Provided information:

------------------------------------------------------------

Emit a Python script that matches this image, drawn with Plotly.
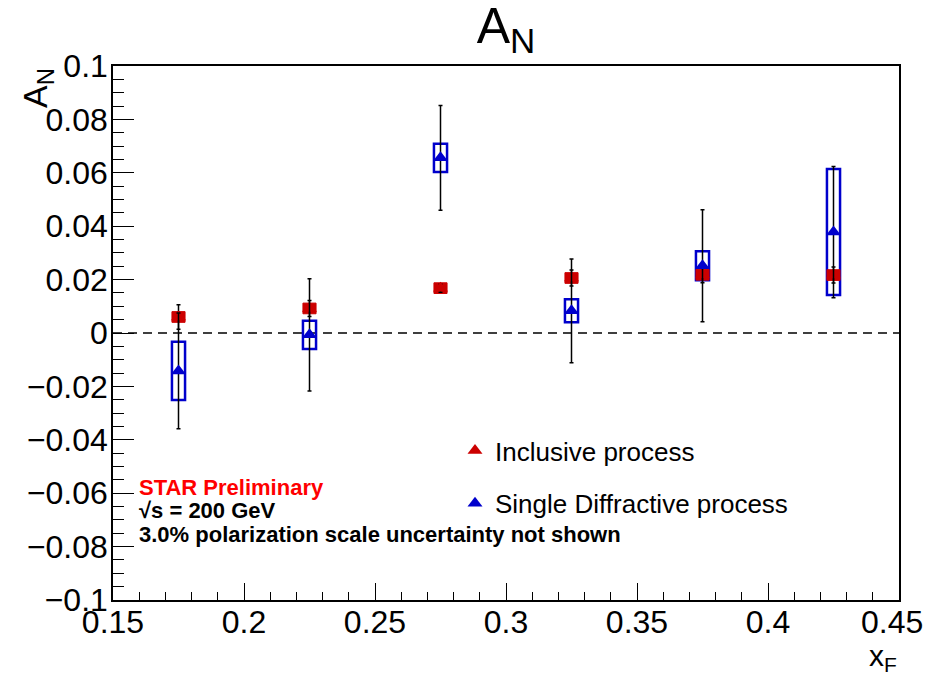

------------------------------------------------------------

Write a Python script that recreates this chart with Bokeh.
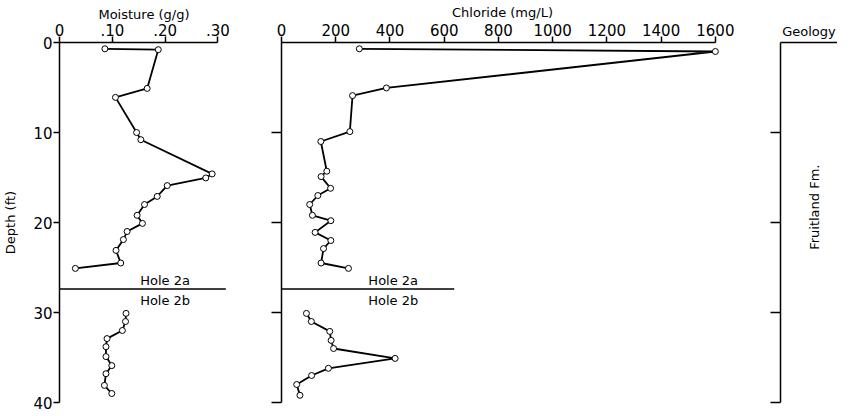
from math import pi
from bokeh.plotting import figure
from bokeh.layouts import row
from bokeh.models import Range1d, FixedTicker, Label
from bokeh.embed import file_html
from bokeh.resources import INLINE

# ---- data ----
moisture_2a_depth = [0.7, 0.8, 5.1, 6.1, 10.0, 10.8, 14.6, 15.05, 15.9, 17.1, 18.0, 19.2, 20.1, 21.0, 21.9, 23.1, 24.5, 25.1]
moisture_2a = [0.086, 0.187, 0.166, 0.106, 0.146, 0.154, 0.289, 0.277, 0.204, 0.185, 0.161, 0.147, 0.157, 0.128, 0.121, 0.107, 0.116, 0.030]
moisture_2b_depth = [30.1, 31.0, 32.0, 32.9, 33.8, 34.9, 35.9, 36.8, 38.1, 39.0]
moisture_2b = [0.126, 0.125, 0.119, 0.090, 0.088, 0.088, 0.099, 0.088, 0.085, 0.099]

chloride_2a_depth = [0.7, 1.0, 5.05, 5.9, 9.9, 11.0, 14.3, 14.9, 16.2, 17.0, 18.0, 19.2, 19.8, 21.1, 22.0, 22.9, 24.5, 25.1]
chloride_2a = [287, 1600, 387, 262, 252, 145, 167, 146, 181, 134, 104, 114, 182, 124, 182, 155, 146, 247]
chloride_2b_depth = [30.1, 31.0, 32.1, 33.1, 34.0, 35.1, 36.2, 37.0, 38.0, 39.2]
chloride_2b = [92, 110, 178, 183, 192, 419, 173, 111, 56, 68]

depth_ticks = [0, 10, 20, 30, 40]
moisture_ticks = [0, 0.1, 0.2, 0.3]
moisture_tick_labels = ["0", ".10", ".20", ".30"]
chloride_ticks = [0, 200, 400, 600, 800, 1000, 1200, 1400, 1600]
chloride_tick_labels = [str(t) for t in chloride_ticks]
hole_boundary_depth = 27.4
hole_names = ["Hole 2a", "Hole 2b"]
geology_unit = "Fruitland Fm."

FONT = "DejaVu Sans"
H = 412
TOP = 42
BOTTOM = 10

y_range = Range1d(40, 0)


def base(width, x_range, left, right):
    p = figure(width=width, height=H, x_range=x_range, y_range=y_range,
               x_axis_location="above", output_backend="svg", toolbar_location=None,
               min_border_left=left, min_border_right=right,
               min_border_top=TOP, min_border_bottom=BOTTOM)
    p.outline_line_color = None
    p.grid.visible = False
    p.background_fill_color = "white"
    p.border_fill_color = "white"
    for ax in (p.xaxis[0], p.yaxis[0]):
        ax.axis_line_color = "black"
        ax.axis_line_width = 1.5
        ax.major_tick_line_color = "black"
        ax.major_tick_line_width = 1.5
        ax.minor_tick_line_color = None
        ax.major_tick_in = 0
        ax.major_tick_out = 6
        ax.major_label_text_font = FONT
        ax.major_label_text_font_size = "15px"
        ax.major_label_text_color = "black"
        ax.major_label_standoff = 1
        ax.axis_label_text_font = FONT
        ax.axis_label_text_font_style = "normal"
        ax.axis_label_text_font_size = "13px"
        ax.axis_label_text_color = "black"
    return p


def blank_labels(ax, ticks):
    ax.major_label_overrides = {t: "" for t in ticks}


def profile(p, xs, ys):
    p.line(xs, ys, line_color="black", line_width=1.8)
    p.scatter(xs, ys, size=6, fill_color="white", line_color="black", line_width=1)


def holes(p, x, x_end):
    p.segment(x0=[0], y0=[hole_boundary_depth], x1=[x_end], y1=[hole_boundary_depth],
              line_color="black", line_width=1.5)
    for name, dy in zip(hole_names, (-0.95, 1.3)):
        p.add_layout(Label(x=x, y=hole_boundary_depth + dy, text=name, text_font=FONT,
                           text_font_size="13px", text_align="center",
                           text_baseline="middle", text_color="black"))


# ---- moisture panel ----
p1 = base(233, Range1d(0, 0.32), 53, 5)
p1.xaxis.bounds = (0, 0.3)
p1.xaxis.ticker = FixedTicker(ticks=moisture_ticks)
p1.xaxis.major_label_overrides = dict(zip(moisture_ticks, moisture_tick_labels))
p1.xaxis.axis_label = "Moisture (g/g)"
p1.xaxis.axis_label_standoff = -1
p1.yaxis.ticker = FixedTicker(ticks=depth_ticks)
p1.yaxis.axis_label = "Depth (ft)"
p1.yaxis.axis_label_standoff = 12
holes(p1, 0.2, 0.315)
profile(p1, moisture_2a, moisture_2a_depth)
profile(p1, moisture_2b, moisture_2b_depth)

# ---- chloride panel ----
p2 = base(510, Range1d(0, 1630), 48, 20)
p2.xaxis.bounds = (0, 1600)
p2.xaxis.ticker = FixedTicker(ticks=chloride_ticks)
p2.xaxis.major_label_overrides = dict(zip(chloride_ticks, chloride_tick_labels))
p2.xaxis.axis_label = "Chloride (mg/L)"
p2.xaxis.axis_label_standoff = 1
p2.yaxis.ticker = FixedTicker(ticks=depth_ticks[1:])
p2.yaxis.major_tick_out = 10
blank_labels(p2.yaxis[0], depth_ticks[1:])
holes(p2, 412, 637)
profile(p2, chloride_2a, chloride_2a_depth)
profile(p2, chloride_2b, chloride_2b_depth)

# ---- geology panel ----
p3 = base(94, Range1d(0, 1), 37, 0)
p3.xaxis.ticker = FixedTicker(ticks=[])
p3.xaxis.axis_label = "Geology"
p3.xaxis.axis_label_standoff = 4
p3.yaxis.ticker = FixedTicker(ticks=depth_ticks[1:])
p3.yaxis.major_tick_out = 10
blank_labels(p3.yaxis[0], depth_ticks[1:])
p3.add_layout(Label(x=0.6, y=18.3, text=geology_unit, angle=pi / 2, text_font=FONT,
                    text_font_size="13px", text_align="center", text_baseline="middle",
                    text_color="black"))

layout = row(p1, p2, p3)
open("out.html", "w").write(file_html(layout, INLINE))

------------------------------------------------------------

The task: Within the entries above, give again exactly the lines starting at the one that contains "Write a Python" and ending at the one that contains "y_range = Range1d(40, 0)", leaving out the pictures.

Problem solution:
Write a Python script that recreates this chart with Bokeh.
from math import pi
from bokeh.plotting import figure
from bokeh.layouts import row
from bokeh.models import Range1d, FixedTicker, Label
from bokeh.embed import file_html
from bokeh.resources import INLINE

# ---- data ----
moisture_2a_depth = [0.7, 0.8, 5.1, 6.1, 10.0, 10.8, 14.6, 15.05, 15.9, 17.1, 18.0, 19.2, 20.1, 21.0, 21.9, 23.1, 24.5, 25.1]
moisture_2a = [0.086, 0.187, 0.166, 0.106, 0.146, 0.154, 0.289, 0.277, 0.204, 0.185, 0.161, 0.147, 0.157, 0.128, 0.121, 0.107, 0.116, 0.030]
moisture_2b_depth = [30.1, 31.0, 32.0, 32.9, 33.8, 34.9, 35.9, 36.8, 38.1, 39.0]
moisture_2b = [0.126, 0.125, 0.119, 0.090, 0.088, 0.088, 0.099, 0.088, 0.085, 0.099]

chloride_2a_depth = [0.7, 1.0, 5.05, 5.9, 9.9, 11.0, 14.3, 14.9, 16.2, 17.0, 18.0, 19.2, 19.8, 21.1, 22.0, 22.9, 24.5, 25.1]
chloride_2a = [287, 1600, 387, 262, 252, 145, 167, 146, 181, 134, 104, 114, 182, 124, 182, 155, 146, 247]
chloride_2b_depth = [30.1, 31.0, 32.1, 33.1, 34.0, 35.1, 36.2, 37.0, 38.0, 39.2]
chloride_2b = [92, 110, 178, 183, 192, 419, 173, 111, 56, 68]

depth_ticks = [0, 10, 20, 30, 40]
moisture_ticks = [0, 0.1, 0.2, 0.3]
moisture_tick_labels = ["0", ".10", ".20", ".30"]
chloride_ticks = [0, 200, 400, 600, 800, 1000, 1200, 1400, 1600]
chloride_tick_labels = [str(t) for t in chloride_ticks]
hole_boundary_depth = 27.4
hole_names = ["Hole 2a", "Hole 2b"]
geology_unit = "Fruitland Fm."

FONT = "DejaVu Sans"
H = 412
TOP = 42
BOTTOM = 10

y_range = Range1d(40, 0)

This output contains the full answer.